Kassé Mady Diabaté has been recognised for decades as one of West Africa’s finest singers – the descendent of a distinguished griot family and his name, along with other griot legends such at Toumani Diabate and Bassekou Kouyate, is musical royalty in Mali.
In 1970 he became lead singer of the Orchestre Régional Super Mandé de Kangaba. Kassé Mady’s remarkable singing won the group the national Biennale music competition in the Malian capital Bamako.
It was at the Biennale that Kassé Mady caught the attention of Las Maravillas de Mali, a group of musicians who had studied music in Cuba and returned to Mali to perform their interpretations of Cuban classics. They invited Kassé Mady to join them as lead singer. With their young vocalist at the helm, the Maravillas, later known as Badema National, achieved huge success throughout West Africa, with songs sung in a Cuban style, but with a new Manding touch.
In 1988 Kassé Mady left Mali and the Badema National behind and moved to Paris, where he recorded his first solo album for the Senegalese record producer Ibrahima Sylla. He spent the next ten years in Paris, recording Fode, then Kéla Tradition, an acoustic album of Kéla jeli songs.

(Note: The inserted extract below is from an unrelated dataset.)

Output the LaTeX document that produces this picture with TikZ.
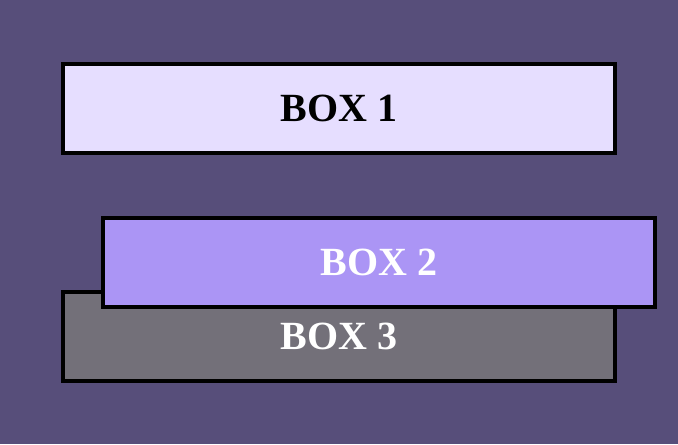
\documentclass[tikz,border=0pt]{standalone}
\usepackage{fontspec}
\setmainfont{Liberation Serif}
\definecolor{bgpurple}{RGB}{87,78,122}
\definecolor{boxlight}{RGB}{230,222,255}
\definecolor{boxmid}{RGB}{171,149,245}
\definecolor{boxgray}{RGB}{115,112,121}
\begin{document}
\begin{tikzpicture}[x=0.75pt,y=0.75pt,yscale=-1,xscale=1,
  boxnode/.style={draw=black,line width=3pt,minimum width=552*0.75pt,minimum height=89*0.75pt,inner sep=0pt,font=\fontsize{30}{36}\selectfont\bfseries}]
%set diagram background
\fill [bgpurple] (0,0) rectangle (678,444);

% Box 3
\node [boxnode,fill=boxgray,text=white] (box3) at (339,336.5) {BOX 3};
% Box 2
\node [boxnode,fill=boxmid,text=white] (box2) at (379,262) {BOX 2};
% Box 1
\node [boxnode,fill=boxlight,text=black] (box1) at (339,108.5) {BOX 1};

\end{tikzpicture}
\end{document}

Moving back to Mali in the late 1990s, several collaborations followed, many of which have become landmark recordings: Songhai 2, the album he made with the flamenco group Ketama and Toumani Diabaté, and Koulandjan, on which he collaborated with Taj Mahal and Toumani Diabaté.
The new album Kiriké (meaning ‘horse’s saddle’ – an important symbol in griot culture) was released on No Format! Records – an album that celebrates his position as one of Mali’s greatest voices and one that will push him into the limelight.
Produced by French cellist Vincent Ségal, this album is the third in a series born out of the friendship between Segal and kora maestro Ballaké Sissoko. Long-time admirers of Kassé Mady, Ségal and Sissoko set out to create an album that gave space to his extraordinary voice.
Kassé Mady sings in Bambara, transcribing all the nuances of the human soul into song and delivering the powerful messages of the Manding Empire that have travelled through the centuries. He is accompanied by Ballaké Sissoko on kora, Lansiné Kouyaté on balafon and Makan Tounkara on ngoni. This trio of musicians represents three major elements in Manding music: the kora music of the Casamance region, the balafon of the central zone and the more bitter-sounding ngoni of the northern deserts of Mali – all drawn together by the soft and hypnotic baritone voice of Kassé Mady.